Kruimelpad
Artikel 52 BVR Zorgtoeslag
Tekst
§1. In dit artikel wordt verstaan onder plaatsende overheid: een openbare overheid van justitie en van volksgezondheid, hoven en rechtbanken, openbare centra voor maatschappelijk welzijn, federale, communautaire, gewestelijke, provinciale en gemeentelijke overheidsdiensten ter bescherming van de jeugd, voor openbare bijstand of ten behoeve van personen met een handicap. De plaatsende overheid kan een buitenlandse overheid zijn.
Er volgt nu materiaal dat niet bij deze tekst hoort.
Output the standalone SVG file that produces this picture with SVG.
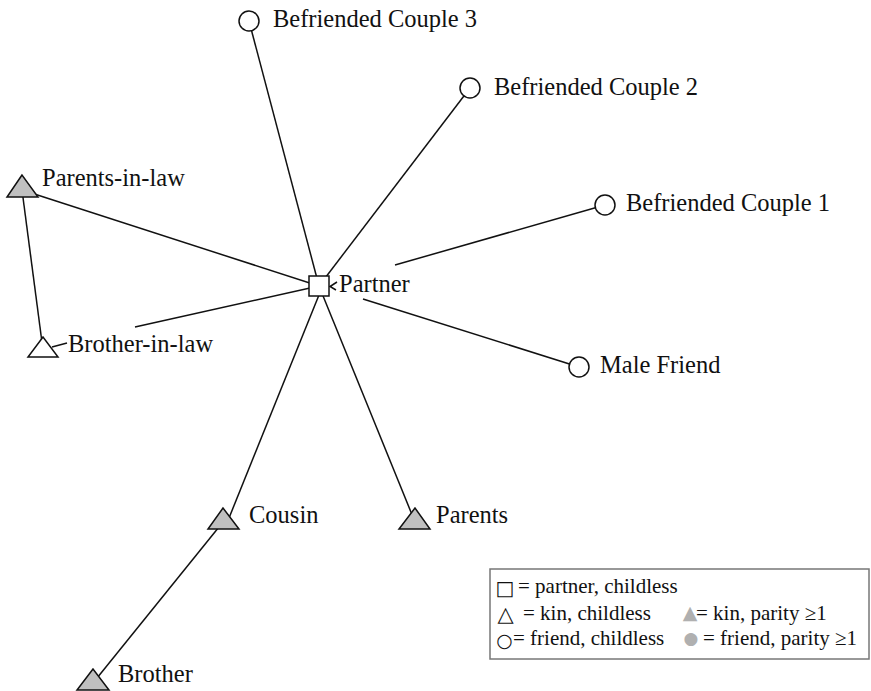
<svg xmlns="http://www.w3.org/2000/svg" width="871" height="691" viewBox="0 0 871 691">
<style>
.edge{stroke:#111;stroke-width:1.5;fill:none}
.lbl{font-family:"Liberation Serif","Times New Roman","DejaVu Serif",serif;font-size:24.5px;fill:#111}
.leg{font-family:"Liberation Serif","Times New Roman","DejaVu Serif",serif;font-size:21px;fill:#111}
.sym{font-family:"DejaVu Sans",sans-serif;text-anchor:middle;fill:#111}
.gsym{font-family:"DejaVu Sans",sans-serif;text-anchor:middle;fill:#b0b0b0}
.friend{fill:#fff;stroke:#111;stroke-width:1.5}
.kin{fill:#c0c0c0;stroke:#111;stroke-width:1.5}
.kin0{fill:#fff;stroke:#111;stroke-width:1.5}
.partner{fill:#fff;stroke:#111;stroke-width:1.5}
</style>
<rect width="871" height="691" fill="#fff"/>
<g id="connectors">
<line class="edge" x1="319" y1="286" x2="249" y2="21"/>
<line class="edge" x1="319" y1="286" x2="470" y2="88"/>
<line class="edge" x1="395" y1="265" x2="605" y2="205"/>
<line class="edge" x1="363" y1="299" x2="579" y2="367"/>
<line class="edge" x1="319" y1="286" x2="22" y2="190"/>
<line class="edge" x1="319" y1="286" x2="135" y2="327"/>
<line class="edge" x1="321" y1="290" x2="229" y2="518"/>
<line class="edge" x1="319" y1="286" x2="415" y2="522"/>
<line class="edge" x1="22" y1="190" x2="43" y2="350"/>
<line class="edge" x1="223" y1="522" x2="93" y2="683"/>
<line class="edge" x1="52" y1="347" x2="67" y2="343"/>
<polyline class="edge" points="337,282 330,286.5 336,290" stroke-width="1.2"/>
</g>
<g id="partner">
<rect class="partner" x="309" y="276" width="20" height="20"/>
<text class="lbl" x="339" y="292">Partner</text>
</g>
<g id="befriended-couple-3">
<circle class="friend" cx="249" cy="21" r="10"/>
<text class="lbl" x="273" y="27">Befriended Couple 3</text>
</g>
<g id="befriended-couple-2">
<circle class="friend" cx="470" cy="88" r="10"/>
<text class="lbl" x="494" y="95">Befriended Couple 2</text>
</g>
<g id="befriended-couple-1">
<circle class="friend" cx="605" cy="205" r="10"/>
<text class="lbl" x="626" y="211">Befriended Couple 1</text>
</g>
<g id="male-friend">
<circle class="friend" cx="579" cy="367" r="10"/>
<text class="lbl" x="600" y="373">Male Friend</text>
</g>
<g id="parents-in-law">
<polygon class="kin" points="22,175 7,197 38,197"/>
<text class="lbl" x="42" y="186">Parents-in-law</text>
</g>
<g id="brother-in-law">
<polygon class="kin0" points="43,337 28,357 58,357"/>
<text class="lbl" x="68" y="352">Brother-in-law</text>
</g>
<g id="cousin">
<polygon class="kin" points="223,508 208,529 239,529"/>
<text class="lbl" x="249" y="523">Cousin</text>
</g>
<g id="parents">
<polygon class="kin" points="415,508 399,529 430,529"/>
<text class="lbl" x="436" y="523">Parents</text>
</g>
<g id="brother">
<polygon class="kin" points="93,669 77,690 109,690"/>
<text class="lbl" x="118" y="682">Brother</text>
</g>
<g id="legend">
<rect x="490" y="569" width="379" height="90" fill="#fff" stroke="#777" stroke-width="1.5"/>
<text class="sym" x="505" y="595" style="font-size:20px">□</text>
<text class="leg" x="518" y="593">= partner, childless</text>
<text class="sym" x="505.5" y="621" style="font-size:21px">△</text>
<text class="leg" x="523" y="620">= kin, childless</text>
<text class="gsym" x="690" y="619" style="font-size:19px">▲</text>
<text class="leg" x="696" y="620">= kin, parity ≥1</text>
<text class="sym" x="504.5" y="647" style="font-size:19px">○</text>
<text class="leg" x="513" y="645">= friend, childless</text>
<text class="gsym" x="691" y="644" style="font-size:17px">●</text>
<text class="leg" x="703" y="645">= friend, parity ≥1</text>
</g>
</svg>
§2. De forfaitaire pleegzorgbijslag, vermeld in artikel 219, eerste lid, van het decreet van 27 april 2018, is verschuldigd aan de bijslagtrekkende die de kinderbijslag voor het geplaatste kind ontving onmiddellijk voor de plaatsing, zolang die regelmatig contact onderhoudt met of belangstelling toont voor het kind.
§3. De uitbetalingsactor beslist de forfaitaire pleegzorgbijslag niet langer toe te kennen als de plaatsende overheid hem laat weten dat de bijslagtrekkende geen regelmatig contact meer onderhoudt met het kind of geen belangstelling toont voor het kind.
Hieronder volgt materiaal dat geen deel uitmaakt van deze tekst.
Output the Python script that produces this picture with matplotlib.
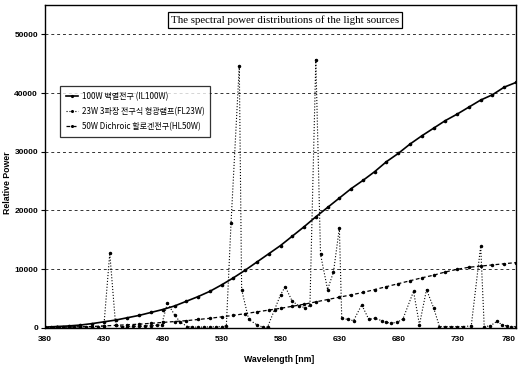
import matplotlib
matplotlib.use("Agg")
import matplotlib.pyplot as plt

# 100W 백열전구 (IL100W), 10 nm 간격
il_nm = list(range(380, 781, 10))
il_val = [100, 200, 300, 450, 700, 1000, 1300, 1700, 2100, 2600,
          3100, 3700, 4500, 5300, 6200, 7300, 8500, 9800, 11200, 12600,
          14000, 15600, 17200, 18900, 20500, 22100, 23700, 25100, 26600, 28300,
          29700, 31300, 32700, 34000, 35300, 36400, 37600, 38800, 39700, 41000,
          41800]

# 23W 3파장 전구식 형광램프(FL23W)
fl_nm = [380, 385, 390, 395, 400, 405, 410, 415, 420, 425, 430, 435, 440,
         445, 450, 455, 460, 465, 470, 475, 479, 484, 490, 495, 501, 505,
         510, 515, 520, 525, 530, 534, 538, 545, 547, 553, 560, 565, 569,
         575, 580, 584, 590, 596, 601, 605, 610, 614, 620, 625, 630, 632,
         637, 642, 649, 655, 660, 666, 670, 674, 679, 684, 693, 698, 704,
         710, 715, 720, 725, 730, 735, 742, 750, 753, 758, 764, 768, 772,
         776, 780]
fl_val = [100, 100, 150, 100, 150, 150, 200, 150, 200, 200, 300, 12700, 400,
          200, 200, 250, 250, 300, 350, 400, 500, 4200, 2200, 900, 200, 100,
          100, 100, 150, 150, 200, 300, 17900, 44600, 6500, 1400, 500, 100, 100,
          3100, 5600, 7000, 4500, 3700, 3400, 3800, 45700, 12500, 6500, 9500, 17000, 1650,
          1400, 1200, 3900, 1400, 1600, 1200, 900, 800, 900, 1500, 6200, 500, 6500,
          3400, 200, 200, 200, 200, 200, 300, 13900, 200, 300, 1100, 500, 300,
          200, 200]

# 50W Dichroic 할로겐전구(HL50W), 10 nm 간격
hl_nm = list(range(380, 781, 10))
hl_val = [0, 50, 100, 150, 200, 300, 400, 500, 600, 750,
          900, 1050, 1200, 1400, 1600, 1850, 2100, 2400, 2700, 3000,
          3300, 3650, 4000, 4400, 4800, 5200, 5600, 6000, 6500, 7000,
          7500, 8000, 8500, 8950, 9500, 9950, 10300, 10500, 10700, 10900,
          11100]

labels = ["100W 백열전구 (IL100W)",
          "23W 3파장 전구식 형광램프(FL23W)",
          "50W Dichroic 할로겐전구(HL50W)"]
xticks = [380, 430, 480, 530, 580, 630, 680, 730, 780]
yticks = [0, 10000, 20000, 30000, 40000, 50000]

plt.rcParams['font.family'] = ['Noto Sans CJK KR', 'DejaVu Sans']

fig = plt.figure(figsize=(5.22, 3.66), dpi=100)
ax = fig.add_axes([45 / 522, 38.3 / 366, 471 / 522, 322.7 / 366])

ax.plot(il_nm, il_val, color='black', lw=1.2, ls='-', marker='.', ms=3.2,
        label=labels[0], zorder=3)
ax.plot(fl_nm, fl_val, color='black', lw=0.8, ls=':', marker='.', ms=3,
        label=labels[1], zorder=3)
ax.plot(hl_nm, hl_val, color='black', lw=0.9, ls=(0, (3, 2)), marker='.', ms=3,
        label=labels[2], zorder=3)

ax.set_xlim(380, 780)
ax.set_ylim(0, 55000)
ax.set_xticks(xticks)
ax.set_yticks(yticks)
ax.set_xticklabels([str(t) for t in xticks])
ax.set_yticklabels([str(t) for t in yticks])
for lab in ax.get_xticklabels() + ax.get_yticklabels():
    lab.set_family(['Liberation Sans', 'DejaVu Sans'])
    lab.set_fontsize(6)
    lab.set_fontweight('bold')
ax.get_xticklabels()[-1].set_ha('right')
ax.tick_params(axis='y', length=3, width=0.8, pad=2)
ax.tick_params(axis='x', length=0, pad=6)
ax.yaxis.grid(True, color='#333333', ls=(0, (3, 3)), lw=0.7)
ax.set_axisbelow(True)
for sp in ax.spines.values():
    sp.set_color('black')
    sp.set_linewidth(1.0)

fig.text(8 / 522, 0.5, "Relative Power", rotation=90, ha='center', va='center',
         fontsize=6.3, fontweight='bold', family=['Liberation Sans', 'DejaVu Sans'])
fig.text(279 / 522, 7 / 366, "Wavelength [nm]", ha='center', va='center',
         fontsize=6.3, fontweight='bold', family=['Liberation Sans', 'DejaVu Sans'])

fig.text(285 / 522, 346 / 366, "The spectral power distributions of the light sources",
         ha='center', va='center', fontsize=7.8, family=['Liberation Serif', 'DejaVu Serif'],
         bbox=dict(boxstyle='square,pad=0.3', fc='white', ec='black', lw=0.9))

leg = ax.legend(loc='upper left', bbox_to_anchor=(11 / 471, (322.7 - 77) / 322.7),
                fontsize=5.8, frameon=True, fancybox=False, edgecolor='black',
                handlelength=1.5, handletextpad=0.5, labelspacing=0.75,
                borderpad=0.7, markerscale=0.8)
leg.get_frame().set_linewidth(0.9)

fig.savefig("out.png", dpi=100)
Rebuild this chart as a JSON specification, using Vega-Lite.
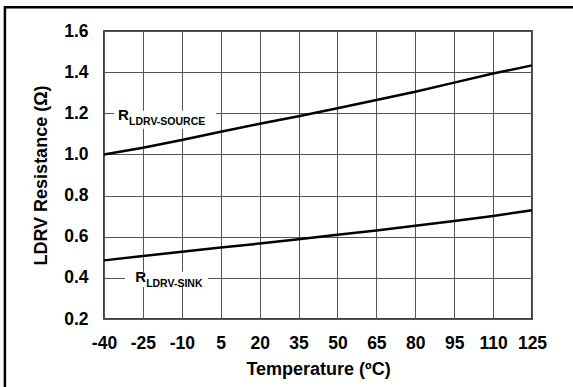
{
  "$schema": "https://vega.github.io/schema/vega-lite/v6.json",
  "autosize": {"type": "none"},
  "width": 428,
  "height": 288,
  "padding": {"left": 104, "top": 31, "right": 41, "bottom": 68},
  "background": "white",
  "config": {
    "view": {"stroke": "black", "strokeWidth": 1.5},
    "font": "Liberation Sans",
    "axis": {
      "labelFont": "Liberation Sans",
      "labelFontWeight": "bold",
      "labelFontSize": 17.5,
      "labelColor": "black",
      "titleFont": "Liberation Sans",
      "titleFontWeight": "bold",
      "titleFontSize": 18,
      "titleColor": "black",
      "grid": true,
      "gridColor": "#555555",
      "gridWidth": 1,
      "gridOpacity": 1,
      "domain": false,
      "ticks": false,
      "tickSize": 0,
      "labelOverlap": false,
      "labelBound": false,
      "labelFlush": false
    }
  },
  "datasets": {
    "curves": [
      {"series": "source", "temp": -40, "r": 1.0},
      {"series": "source", "temp": -25, "r": 1.032},
      {"series": "source", "temp": -10, "r": 1.07},
      {"series": "source", "temp": 5, "r": 1.11},
      {"series": "source", "temp": 20, "r": 1.149},
      {"series": "source", "temp": 35, "r": 1.186},
      {"series": "source", "temp": 50, "r": 1.224},
      {"series": "source", "temp": 65, "r": 1.265},
      {"series": "source", "temp": 80, "r": 1.305},
      {"series": "source", "temp": 95, "r": 1.349},
      {"series": "source", "temp": 110, "r": 1.393},
      {"series": "source", "temp": 125, "r": 1.433},
      {"series": "sink", "temp": -40, "r": 0.485},
      {"series": "sink", "temp": -25, "r": 0.506},
      {"series": "sink", "temp": -10, "r": 0.527},
      {"series": "sink", "temp": 5, "r": 0.547},
      {"series": "sink", "temp": 20, "r": 0.567},
      {"series": "sink", "temp": 35, "r": 0.588},
      {"series": "sink", "temp": 50, "r": 0.609},
      {"series": "sink", "temp": 65, "r": 0.630},
      {"series": "sink", "temp": 80, "r": 0.653},
      {"series": "sink", "temp": 95, "r": 0.676},
      {"series": "sink", "temp": 110, "r": 0.701},
      {"series": "sink", "temp": 125, "r": 0.729}
    ],
    "labels": [
      {"main": "R", "sub": "LDRV-SOURCE", "temp": -34.6, "r": 1.167, "t1": -36.1, "t2": 3.2, "r1": 1.212, "r2": 1.125},
      {"main": "R", "sub": "LDRV-SINK", "temp": -28.0, "r": 0.381, "t1": -31.9, "t2": 0.1, "r1": 0.43, "r2": 0.355}
    ]
  },
  "layer": [
    {
      "data": {"name": "labels"},
      "mark": {"type": "rect", "fill": "white", "stroke": null},
      "encoding": {
        "x": {"field": "t1", "type": "quantitative", "scale": {"domain": [-40, 125], "nice": false, "zero": false},
          "axis": {"values": [-40, -25, -10, 5, 20, 35, 50, 65, 80, 95, 110, 125], "tickCount": 24, "labelExpr": "toString(datum.value)", "title": "Temperature (ºC)", "labelPadding": 15, "titlePadding": 9}},
        "x2": {"field": "t2"},
        "y": {"field": "r1", "type": "quantitative", "scale": {"domain": [0.2, 1.6], "nice": false, "zero": false},
          "axis": {"values": [0.2, 0.4, 0.6, 0.8, 1.0, 1.2, 1.4, 1.6], "tickCount": 16, "format": ".1f", "title": "LDRV Resistance (Ω)", "labelPadding": 16, "titlePadding": 13}},
        "y2": {"field": "r2"}
      }
    },
    {
      "data": {"name": "curves"},
      "mark": {"type": "line", "color": "black", "strokeWidth": 2.5},
      "encoding": {
        "x": {"field": "temp", "type": "quantitative"},
        "y": {"field": "r", "type": "quantitative"},
        "detail": {"field": "series"}
      }
    },
    {
      "data": {"name": "labels"},
      "mark": {"type": "text", "align": "left", "baseline": "alphabetic", "fontSize": 15, "fontWeight": "bold", "font": "Liberation Sans", "color": "black"},
      "encoding": {
        "x": {"field": "temp", "type": "quantitative"},
        "y": {"field": "r", "type": "quantitative"},
        "text": {"field": "main"}
      }
    },
    {
      "data": {"name": "labels"},
      "mark": {"type": "text", "align": "left", "baseline": "alphabetic", "fontSize": 10.5, "fontWeight": "bold", "font": "Liberation Sans", "color": "black", "dx": 11, "dy": 5},
      "encoding": {
        "x": {"field": "temp", "type": "quantitative"},
        "y": {"field": "r", "type": "quantitative"},
        "text": {"field": "sub"}
      }
    },
    {
      "data": {"values": [{}]},
      "mark": {"type": "rect", "fill": null, "filled": false, "stroke": "black", "strokeWidth": 2.5, "clip": false},
      "encoding": {
        "x": {"datum": -78.2, "type": "quantitative"},
        "x2": {"datum": 170},
        "y": {"datum": 1.716, "type": "quantitative"},
        "y2": {"datum": -0.4}
      }
    }
  ]
}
In het geval, vermeld in het eerste lid, wordt de betaling van de forfaitaire pleegzorgbijslag, vermeld in artikel 219, eerste lid, van het decreet van 27 april 2018, stopgezet vanaf de eerste dag van de maand die volgt op de maand waarin de uitbetalingsactor de desbetreffende beslissing van de plaatsende overheid heeft ontvangen.
§4. Als de uitbetalingsactor kennisneemt van feiten of verklaringen waaruit blijkt dat er geen regelmatig contact meer is tussen het geplaatste kind en de bijslagtrekkende van de forfaitaire pleegzorgbijslag of dat er een gebrek is aan belangstelling van de bijslagtrekkende voor het kind, geeft de uitbetalingsactor die informatie door aan de plaatsende overheid. De betaling van de pleegzorgtoeslag wordt voortgezet zolang er geen bericht van de plaatsende overheid, vermeld in paragraaf 3, wordt ontvangen.
§5. Als de bijslagtrekkende van de forfaitaire pleegzorgbijslag ontzet wordt uit de ouderlijke macht, is die bijslag niet langer verschuldigd. In dat geval wordt de betaling van de forfaitaire pleegzorgbijslag, vermeld in artikel 219, eerste lid, van het decreet van 27 april 2018, stopgezet vanaf de eerste dag van de maand die volgt op de maand waarin de uitbetalingsactor de desbetreffende gerechtelijke beslissing tot de ontzetting uit de ouderlijke macht heeft ontvangen.